After a short spell in the USA, Joffe returned to South Africa in 1982, where he worked in various jobs.
In 1988, he founded Bidvest through its first acquisition, Chipkins, a food services company supplying caterers, which he bought for about R23 million.
After that, other deals and acquisitions followed fast, and the company was listed on the Johannesburg Stock Exchange a year later.
“Joffe saw beyond apartheid to a democratic future in which South Africa would again be integrated into the global economy,” Wits University explained.
He bought when others sold, consistently expressing his faith in his country’s ability to transform and grow.
He developed a uniquely empowered business model driven by autonomous entrepreneurs, each responsible for growing their operations.
Joffe said that he would fight to get anything off in the early days, whether it was “R30 or R300”. “We used to argue and argue until we used to get our deal,” he said.
Perceptions of his business manner are partly a result of Bidvest’s ability to spot the good in a bad asset, snap it up cheaply and turn it around.
“The contracts we used to enter into were always very important to us – we wanted to have the right deal. So maybe we did earn that reputation. I think even today a lot of people are intimidated to deal with Bidvest.”
He developed the “decentralised” conglomerate with business units run “independently and separately”.

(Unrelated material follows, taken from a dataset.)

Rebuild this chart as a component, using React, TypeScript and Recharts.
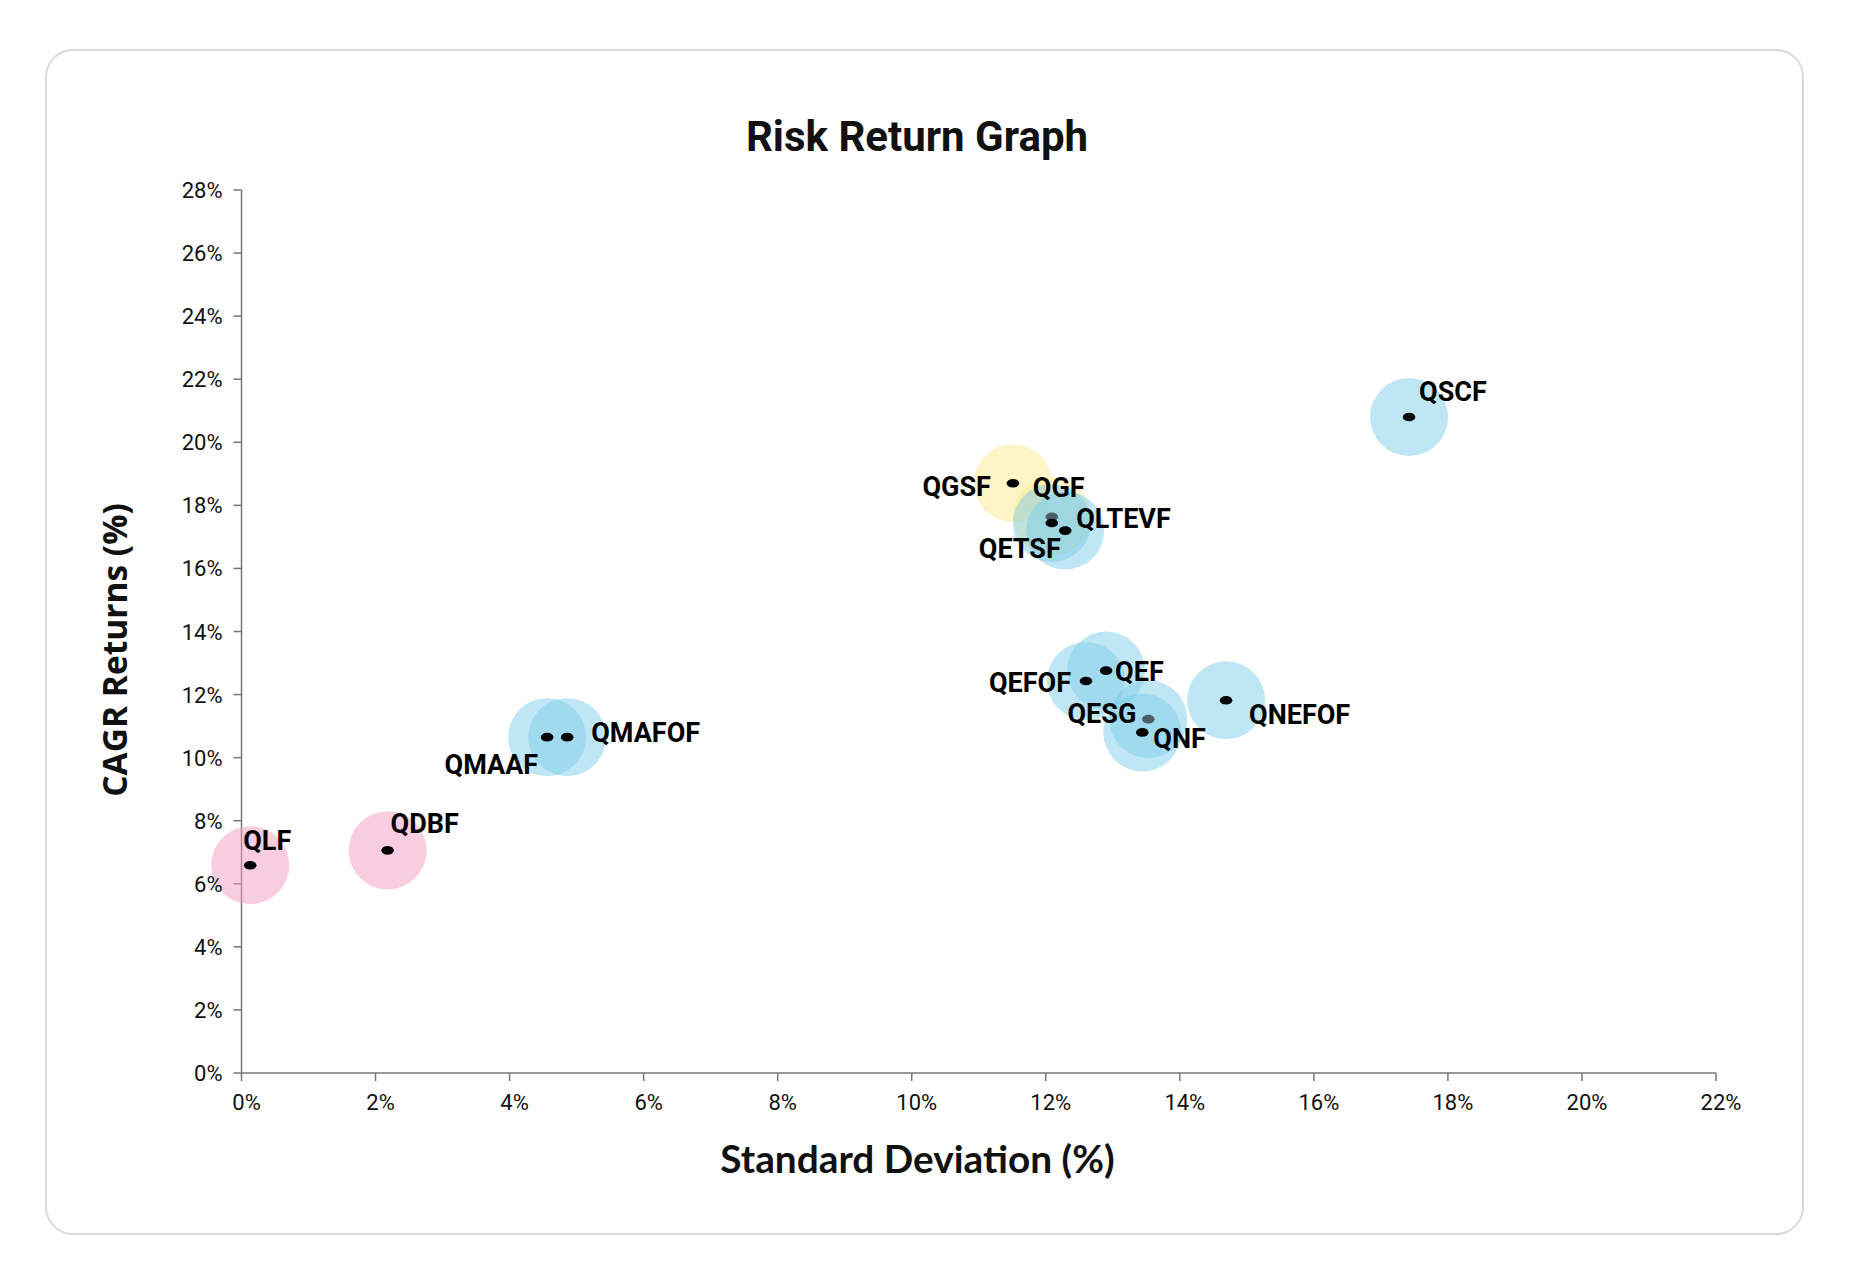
import React from 'react';
import { ScatterChart, Scatter, XAxis, YAxis } from 'recharts';

// fund, risk (std dev %) and return (CAGR %)
const funds = [
  'QLF',
  'QDBF',
  'QMAFOF',
  'QMAAF',
  'QGSF',
  'QGF',
  'QLTEVF',
  'QETSF',
  'QSCF',
  'QEF',
  'QEFOF',
  'QESG',
  'QNF',
  'QNEFOF',
];
const stdDev = [0.13, 2.18, 4.86, 4.56, 11.51, 12.09, 12.29, 12.09, 17.42, 12.9, 12.6, 13.53, 13.44, 14.69];
const cagr = [6.59, 7.06, 10.65, 10.65, 18.7, 17.64, 17.2, 17.44, 20.8, 12.76, 12.43, 11.22, 10.8, 11.82];
const fundType = [
  'debt',
  'debt',
  'equity',
  'equity',
  'gold',
  'gold',
  'equity',
  'equity',
  'equity',
  'equity',
  'equity',
  'equity',
  'equity',
  'equity',
];

const xTicks = [0, 2, 4, 6, 8, 10, 12, 14, 16, 18, 20, 22];
const yTicks = [0, 2, 4, 6, 8, 10, 12, 14, 16, 18, 20, 22, 24, 26, 28];

const typeColors: Record<string, string> = {
  debt: '#f29cc2',
  gold: '#fbe991',
  equity: '#7fcdea',
};
const typeOrder = ['debt', 'gold', 'equity'];

// dots that sit under another bubble look greyed out
const mutedDots = ['QGF', 'QESG'];

// label offsets from the point, like hand-placed excel data labels
const labelPos: Record<string, { dx: number; dy: number; anchor: string }> = {
  QLF: { dx: -7, dy: -15, anchor: 'start' },
  QDBF: { dx: 3, dy: -17, anchor: 'start' },
  QMAAF: { dx: -9, dy: 37, anchor: 'end' },
  QMAFOF: { dx: 24, dy: 5, anchor: 'start' },
  QGSF: { dx: -22, dy: 13, anchor: 'end' },
  QGF: { dx: -19, dy: -20, anchor: 'start' },
  QETSF: { dx: 9, dy: 35, anchor: 'end' },
  QLTEVF: { dx: 11, dy: -3, anchor: 'start' },
  QSCF: { dx: 10, dy: -16, anchor: 'start' },
  QEFOF: { dx: -15, dy: 11, anchor: 'end' },
  QEF: { dx: 9, dy: 10, anchor: 'start' },
  QESG: { dx: -12, dy: 4, anchor: 'end' },
  QNF: { dx: 11, dy: 16, anchor: 'start' },
  QNEFOF: { dx: 23, dy: 24, anchor: 'start' },
};

const points = funds.map((name, i) => ({
  name,
  x: stdDev[i],
  y: cagr[i],
  type: fundType[i],
}));

const XTick = (props: any) => {
  const { x, y, payload } = props;
  return (
    <text x={x + 5} y={y + 29} textAnchor="middle" fontFamily="Roboto" fontSize={22} fill="#111">
      {payload.value}%
    </text>
  );
};

const YTick = (props: any) => {
  const { x, y, payload } = props;
  return (
    <text x={x - 11} y={y + 8} textAnchor="end" fontFamily="Roboto" fontSize={22} fill="#111">
      {payload.value}%
    </text>
  );
};

const Bubble = (color: string) => (props: any) => {
  const { cx, cy } = props;
  return <circle cx={cx} cy={cy} r={39} fill={color} fillOpacity={0.5} />;
};

const DotWithLabel = (props: any) => {
  const { cx, cy, payload } = props;
  const pos = labelPos[payload.name];
  return (
    <g>
      <ellipse
        cx={cx}
        cy={cy}
        rx={6.3}
        ry={4.3}
        fill={mutedDots.includes(payload.name) ? '#4d5f66' : '#000'}
      />
      <text
        x={cx + pos.dx}
        y={cy + pos.dy}
        textAnchor={pos.anchor}
        fontFamily="Roboto"
        fontWeight={700}
        fontSize={27}
        fill="#000"
      >
        {payload.name}
      </text>
    </g>
  );
};

export default function App() {
  const W = 1759;
  const H = 1186;
  return (
    <div>
      <div
        style={{
          position: 'absolute',
          left: 45,
          top: 49,
          width: W,
          height: H,
          border: '2px solid #d9d9d9',
          borderRadius: 28,
          boxSizing: 'border-box',
          background: '#fff',
        }}
      />
      <div style={{ position: 'absolute', left: 45, top: 49, width: W, height: H }}>
        <ScatterChart width={W} height={H} margin={{ top: 141, right: 88, left: 0, bottom: 0 }}>
          <XAxis
            type="number"
            dataKey="x"
            domain={[0, 22]}
            ticks={xTicks}
            interval={0}
            height={162}
            tickSize={8}
            tickMargin={0}
            tick={XTick}
            axisLine={{ stroke: '#777', strokeWidth: 1.5 }}
            tickLine={{ stroke: '#777', strokeWidth: 1.5 }}
          />
          <YAxis
            type="number"
            dataKey="y"
            domain={[0, 28]}
            ticks={yTicks}
            interval={0}
            width={196.5}
            tickSize={8}
            tickMargin={0}
            tick={YTick}
            axisLine={{ stroke: '#777', strokeWidth: 1.5 }}
            tickLine={{ stroke: '#777', strokeWidth: 1.5 }}
          />
          {typeOrder.map((t) => (
            <Scatter
              key={t}
              data={points.filter((p) => p.type === t)}
              shape={Bubble(typeColors[t])}
              isAnimationActive={false}
            />
          ))}
          <Scatter data={points} shape={DotWithLabel} isAnimationActive={false} />
        </ScatterChart>
        <svg
          width={W}
          height={H}
          style={{ position: 'absolute', left: 0, top: 0, pointerEvents: 'none' }}
        >
          <text x={872} y={102} textAnchor="middle" fontFamily="Roboto" fontWeight={700} fontSize={42} fill="#111">
            Risk Return Graph
          </text>
          <text x={872.5} y={1124} textAnchor="middle" fontFamily="Lato" fontWeight={700} fontSize={38.8} fill="#111">
            Standard Deviation (%)
          </text>
          <text
            x={82}
            y={601}
            transform="rotate(-90 82 601)"
            textAnchor="middle"
            fontFamily="Open Sans"
            fontWeight={700}
            fontSize={33.5}
            fill="#111"
          >
            CAGR Returns (%)
          </text>
        </svg>
      </div>
    </div>
  );
}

The founder remains hands-on but focuses on managing the money and monitoring those he delegated to.
“I’m hands-on in the management of people and I’m hands-on in the allocation of capital. Those are the two things that are quite critical.”
“If you’re going to get into this multi-business thing that we’ve got, what you can’t have is a very centralised business because then you need very skilled people to manage a diversified range of stuff,” Joffe said.
There have been some challenges along the way, including a flawed French deal that cost Bidvest about R300 million.
Additionally, he said he still regrets overpaying to increase Bidvest’s stake in Adcock Ingram, a South African pharmaceutical company, from 4% to 34.5% during a fierce battle with CFR, a Chilean group, for control.
Bidvest eventually won the fight, but the victory came at a cost, with Bidvest writing off about R1 billion after raising its holding in Adcock.
“Dealmaking and entrepreneurship is not about perfection – you can’t have a 100% success rate. If you do, then it’s not entrepreneurialism, it’s just conservatism,” he said.
Today, Bidvest is one of the largest companies in the country, with a market cap of R92.53 billion.
The group has over 250 individual businesses and over 130,000 employees in South Africa, the United Kingdom (UK), the Republic of Ireland (Ireland), Spain, Australia and Singapore.
As the man behind the company’s impressive growth, Joffe has received numerous accolades and awards and is often referred to as one of the country’s most successful businesspeople.
In 2016, he stepped down as chief executive of Bidvest and two years later he stepped down as the chairman of Bidcorp, the company’s the food services spinoff.
Apart from Bidvest, he was also involved in other ventures. In 2016, he founded, Long4Life, which owns the beauty salon chain Sorbet, as well as Sportsmans Warehouse.
This venture came as a surprise to Joffe, who had planned to take it easy once he left Bidvest.
“Before I retired from Bidvest, I really was intent on doing nothing, to be honest. But time erodes that kind of enthusiasm,” he said.
The company also has a beverage division, which owns brands like Score energy drinks and Fitch & Leedes soda mixers.
The company, which listed in 2017, struggled to find its feet and was hit hard by the pandemic.
In 2022, shareholders approved Old Mutual Private Equity’s (OMPE’s) bid to acquire Long4Life. This deal was valued at R 4.2 billion, and resulted in the company being delisted and Joffe assuming the role of chair.
He explained that his decades of experience had taught him one key lesson: “The one thing you need to know is you’re not invincible.”